Ad Andria, in Puglia, va in scena da otto anni uno dei festival più singolari che il nostro Paese (così innamorato dei festival e che già Flaiano aveva battezzato Festivalia) abbia ideato. È il Festival della Disperazione, rassegna che mette al centro il potere trasformativo della letteratura e della cultura, declinandolo attraverso uno dei sentimenti più umani che ci siano. E per questo, molto probabilmente, tra i più letterari.
Dal 7 al 16 giugno si snoda un programma fitto di eventi e appuntamenti che però di certezza ne ha una sola: nonostante l’impegno e la forza di volontà, l’errore e il passo falso sono dietro l’angolo. “Come fai fai sbagli”, infatti, è il tema di questa ottava edizione che ironicamente, ma nemmeno troppo, ci porta a riflettere sulla nostra finitezza e sulla nostra fallibilità.
Gli ospiti sono scrittori, intellettuali, attori e artisti. Tra cui Francesca Coin, Antonio Pascale, Vito Mancuso. Irene Soave, Claudio Morici, Ghemon. Mauro Covacich, Chiara Tagliaferri, Guido Vitiello, Vera Gheno e molti altri e altre. Tra cui il Premio Strega Nicola Lagioia che l’8 giugno partecipa all’incontro “Presto saprò chi sono”. Un elogio alla letteratura che s’interroga sul senso di continuare a leggere romanzi, racconti e poesie ai giorni nostri. L’abbiamo intervistato.
Intervista allo scrittore Nicola Lagioia
È ospite al Festival della Disperazione: quanta ce n’è nel mondo, oggi?
Dipende da che cosa si intende per mondo odierno. Il mondo odierno è grande e ci sono luoghi di enorme disperazione, basti pensare a Gaza, in questo momento è un luogo di disperazione. Come lo è l’Ucraina. Luoghi dove c’è la guerra. Quello è un luogo di tragica disperazione. L’Europa può essere un continente di quieta disperazione, visto che è un posto opulento dove però c’è per esempio la repressione, come anche negli Stati Uniti d’America, in Canada. È una malattia sociale e anche molto diffusa. Dipende che parte del mondo la vediamo. Per esempio i luoghi emergenti, come il Brasile, il Messico, posti dove l’età media non è di 46 anni, ma di 28/25 anni. Questi luoghi non sono luoghi di disperazione. Sono al contrario luoghi di entusiasmo, dove c’è più energia. Posti per adesso meno poveri ma non è detto che lo rimangano.
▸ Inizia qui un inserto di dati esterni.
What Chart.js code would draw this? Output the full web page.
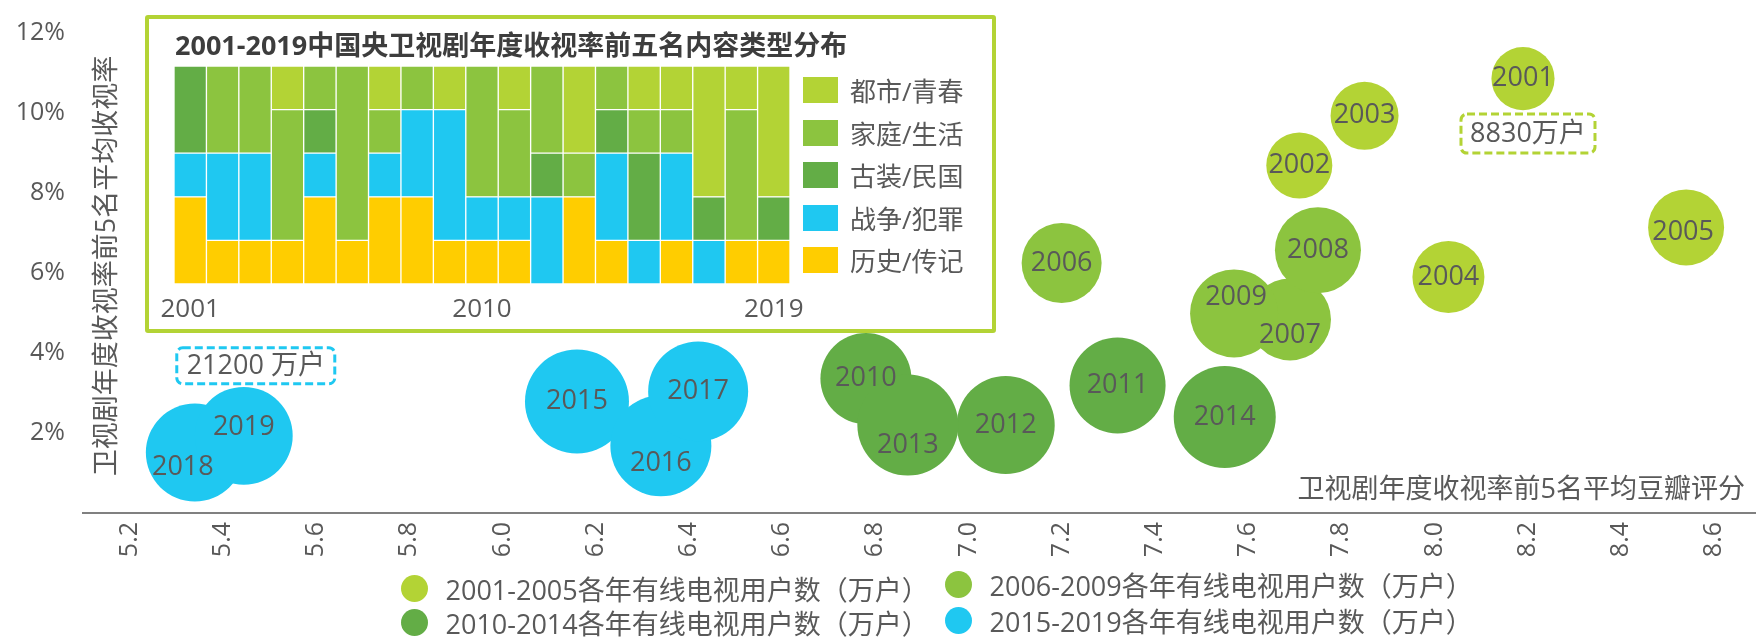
<!DOCTYPE html>
<html>
<head>
<meta charset="utf-8">
<script src="https://cdn.jsdelivr.net/npm/chart.js@4.4.0/dist/chart.umd.min.js"></script>
<style>
html,body{margin:0;padding:0;background:#fff;}
#wrap{position:relative;width:1756px;height:638px;overflow:hidden;font-family:'Open Sans','Noto Sans CJK SC',sans-serif;color:#595959;}
#main{position:absolute;left:0;top:0;}
#insetBox{position:absolute;left:145px;top:15px;width:851px;height:318px;border:4px solid #B3D335;border-radius:3px;box-sizing:border-box;background:#fff;}
#inset{position:absolute;left:0;top:0;}
#insetTitle{position:absolute;left:26px;top:9px;font-weight:bold;font-size:27px;color:#3d3d3d;white-space:nowrap;line-height:34px;}
.ileg{position:absolute;left:654px;height:30px;display:flex;align-items:center;font-size:26px;white-space:nowrap;}
.ileg .sq{width:35px;height:26px;margin-right:12px;display:inline-block;}
.mleg{position:absolute;height:34px;display:flex;align-items:center;font-size:27px;white-space:nowrap;}
.mleg .dot{width:27px;height:27px;border-radius:50%;margin-right:18px;display:inline-block;}
</style>
</head>
<body>
<div id="wrap">
  <canvas id="main" width="1756" height="638"></canvas>
  <div id="insetBox">
    <canvas id="inset" width="843" height="310"></canvas>
    <div id="insetTitle"></div>
  </div>
</div>
<script>
// ---------- Main bubble chart data ----------
const years = [2001,2002,2003,2004,2005,2006,2007,2008,2009,2010,2011,2012,2013,2014,2015,2016,2017,2018,2019];
const doubanScore = [8.19,7.71,7.85,8.03,8.54,7.20,7.69,7.75,7.57,6.78,7.32,7.08,6.87,7.55,6.16,6.34,6.42,5.34,5.445];
const viewRating = [10.86,8.69,9.93,5.90,7.14,6.25,4.84,6.57,4.99,3.36,3.19,2.20,2.20,2.40,2.79,1.68,3.04,1.51,1.93];
const cableUsers = [8830,9650,10240,11480,12790,14170,14890,16380,17150,18340,20410,21270,22590,23040,23950,22590,22140,21270,21200];
const periodStarts = [2001,2006,2010,2015];
const periodEnds = [2005,2009,2014,2019];
const xTickValues = [5.2,5.4,5.6,5.8,6.0,6.2,6.4,6.6,6.8,7.0,7.2,7.4,7.6,7.8,8.0,8.2,8.4,8.6];
const yTickValues = [2,4,6,8,10,12];
const xTitle = '卫视剧年度收视率前5名平均豆瓣评分';
const yTitle = '卫视剧年度收视率前5名平均收视率';

// ---------- Inset stacked bar data (counts of top-5 dramas by genre) ----------
const insetTitle = '2001-2019中国央卫视剧年度收视率前五名内容类型分布';
const genreNames = ['都市/青春','家庭/生活','古装/民国','战争/犯罪','历史/传记'];
const urbanYouth = [0,0,0,1,0,0,1,0,1,0,1,0,2,0,1,1,3,1,3];
const familyLife = [0,2,2,3,1,4,1,1,0,3,2,2,1,1,1,1,0,3,0];
const costumeRepublic = [2,0,0,0,1,0,0,0,0,0,0,1,0,1,2,0,1,0,1];
const warCrime = [1,2,2,0,1,0,1,2,3,1,1,2,0,2,1,2,1,0,0];
const historyBio = [2,1,1,1,2,1,2,2,1,1,1,0,2,1,0,1,0,1,1];
const insetTickYears = [2001,2010,2019];

// ---------- styles ----------
const FONT = "'Open Sans','Noto Sans CJK SC',sans-serif";
const TEXT = '#595959';
const periodColors = ['#B3D335','#8CC43F','#63AD46','#1FC8F1'];
const genreColors = ['#B3D335','#8CC43F','#63AD46','#1FC8F1','#FFCD00'];
const RADIUS_K = 0.336; // px per sqrt(万户)
const labelOffsets = {2005:[-3,5],2007:[0,16],2009:[2,-16],2013:[0,20],2016:[0,18],2018:[-12,15],2019:[0,-8]};

Chart.defaults.font.family = FONT;
Chart.defaults.color = TEXT;

const datasets = periodStarts.map((s, p) => {
  const data = [];
  years.forEach((y, i) => {
    if (y >= s && y <= periodEnds[p]) {
      data.push({x: doubanScore[i], y: viewRating[i], r: RADIUS_K * Math.sqrt(cableUsers[i]), year: y, users: cableUsers[i]});
    }
  });
  return {
    label: s + '-' + periodEnds[p] + '各年有线电视用户数（万户）',
    data,
    backgroundColor: periodColors[p],
    borderWidth: 0,
    hoverBorderWidth: 0,
    clip: false
  };
});

function dashedBox(ctx, cx, cy, w, h, color, text) {
  ctx.save();
  ctx.strokeStyle = color;
  ctx.lineWidth = 3;
  ctx.setLineDash([8,4]);
  ctx.beginPath();
  ctx.roundRect(cx - w/2, cy - h/2, w, h, 6);
  ctx.stroke();
  ctx.setLineDash([]);
  ctx.fillStyle = TEXT;
  ctx.font = '27px ' + FONT;
  ctx.textAlign = 'center';
  ctx.textBaseline = 'middle';
  ctx.fillText(text, cx, cy + 1);
  ctx.restore();
}

const mainPlugin = {
  id: 'mainDecor',
  beforeDatasetsDraw(chart) {
    const ctx = chart.ctx;
    ctx.save();
    ctx.fillStyle = TEXT;
    ctx.font = '27px ' + FONT;
    ctx.textBaseline = 'middle';
    ctx.save();
    ctx.translate(107, 266);
    ctx.rotate(-Math.PI/2);
    ctx.textAlign = 'center';
    ctx.fillText(yTitle, 0, 0);
    ctx.restore();
    ctx.textAlign = 'right';
    ctx.fillText(xTitle, chart.chartArea.right - 11, 490);
    ctx.restore();
  },
  afterDatasetsDraw(chart) {
    const ctx = chart.ctx;
    ctx.save();
    ctx.fillStyle = TEXT;
    ctx.font = '27px ' + FONT;
    ctx.textAlign = 'center';
    ctx.textBaseline = 'middle';
    let first = null, last = null;
    chart.data.datasets.forEach((ds, di) => {
      const meta = chart.getDatasetMeta(di);
      meta.data.forEach((el, i) => {
        const d = ds.data[i];
        const off = labelOffsets[d.year] || [0,0];
        ctx.fillText(String(d.year), el.x + off[0], el.y + off[1]);
        if (d.year === years[0]) first = {el, d, color: ds.backgroundColor};
        if (d.year === years[years.length-1]) last = {el, d, color: ds.backgroundColor};
      });
    });
    ctx.restore();
    if (first) dashedBox(ctx, first.el.x + 5, first.el.y + 55, 134, 39, first.color, first.d.users + '万户');
    if (last) dashedBox(ctx, last.el.x + 12, last.el.y - 70, 158, 36, last.color, last.d.users + ' 万户');
  }
};

new Chart(document.getElementById('main'), {
  type: 'bubble',
  data: {datasets},
  options: {
    responsive: false,
    animation: false,
    devicePixelRatio: 1,
    layout: {autoPadding: false, padding: {top: 27, left: 0, right: 0, bottom: 0}},
    plugins: {legend: {display: false}, tooltip: {enabled: false}},
    scales: {
      x: {
        type: 'linear', min: 5.1, max: 8.69,
        afterBuildTicks: s => { s.ticks = xTickValues.map(v => ({value: v})); },
        afterFit: s => { s.height = 125; s.paddingLeft = 0; s.paddingRight = 0; },
        grid: {display: false, drawTicks: false},
        border: {display: true, color: '#808080', width: 2},
        ticks: {minRotation: 90, maxRotation: 90, autoSkip: false, padding: 9, color: TEXT, font: {size: 25},
                callback: v => Number(v).toFixed(1)}
      },
      y: {
        type: 'linear', min: 0, max: 12,
        afterBuildTicks: s => { s.ticks = yTickValues.map(v => ({value: v})); },
        afterFit: s => { s.width = 83; },
        grid: {display: false, drawTicks: false},
        border: {display: false},
        ticks: {padding: 18, color: TEXT, font: {size: 25}, callback: v => v + '%'}
      }
    }
  },
  plugins: [mainPlugin]
});

// main legend (HTML)
const legendPos = [[414,588],[958,584],[414,622],[958,620]];
datasets.forEach((ds, i) => {
  const d = document.createElement('div');
  d.className = 'mleg';
  d.style.left = (legendPos[i][0] - 13.5) + 'px';
  d.style.top = (legendPos[i][1] - 17) + 'px';
  const dot = document.createElement('span');
  dot.className = 'dot';
  dot.style.background = ds.backgroundColor;
  const t = document.createElement('span');
  t.textContent = ds.label;
  d.appendChild(dot); d.appendChild(t);
  document.getElementById('wrap').appendChild(d);
});

// ---------- Inset chart ----------
document.getElementById('insetTitle').textContent = insetTitle;
const genreSeries = [urbanYouth, familyLife, costumeRepublic, warCrime, historyBio];
const insetDatasets = genreSeries.map((arr, g) => ({
  label: genreNames[g],
  data: arr.map(v => v === 0 ? null : v),
  backgroundColor: genreColors[g],
  borderColor: '#ffffff',
  borderWidth: 1,
  borderSkipped: false,
  categoryPercentage: 1,
  barPercentage: 1
})).reverse();

new Chart(document.getElementById('inset'), {
  type: 'bar',
  data: {labels: years.map(String), datasets: insetDatasets},
  options: {
    responsive: false,
    animation: false,
    devicePixelRatio: 1,
    layout: {padding: {left: 25, right: 202, top: 47, bottom: 0}},
    plugins: {legend: {display: false}, tooltip: {enabled: false}},
    scales: {
      x: {
        stacked: true,
        grid: {display: false, drawTicks: false},
        border: {display: false},
        afterFit: s => { s.height = 45; },
        ticks: {autoSkip: false, minRotation: 0, maxRotation: 0, padding: 10, color: TEXT, font: {size: 26},
                callback: (v, i) => insetTickYears.includes(years[i]) ? String(years[i]) : ''}
      },
      y: {stacked: true, display: false, min: 0, max: 5}
    }
  }
});

// inset legend (HTML)
const ilegY = [71,113.6,156.2,198.8,241.4];
genreNames.forEach((n, g) => {
  const d = document.createElement('div');
  d.className = 'ileg';
  d.style.top = (ilegY[g] - 15) + 'px';
  const sq = document.createElement('span');
  sq.className = 'sq';
  sq.style.background = genreColors[g];
  const t = document.createElement('span');
  t.textContent = n;
  d.appendChild(sq); d.appendChild(t);
  document.getElementById('insetBox').appendChild(d);
});
</script>
</body>
</html>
Sono però posti più giovani, l’età anagrafica è più bassa e c’è meno disperazione perché c’è più aspettativa di vita. Detto questo, il mondo sta attraversando una fase turbolenta. Ma la disperazione secondo me non è distribuita, per fortuna, equamente in tutto il pianeta.
Ci sembra tanta solo perché ci siamo dentro?
Ci sembra tanta quando ci siamo dentro. Io per esempio non mi sento disperato, quindi da questo punto di vista mi sento in un mondo molto turbolento, molto fiacco, molto incline a quella che chiamiamo disperazione. Anche se la nostra disperazione non è minimamente paragonabile a quelle nelle zone di guerra.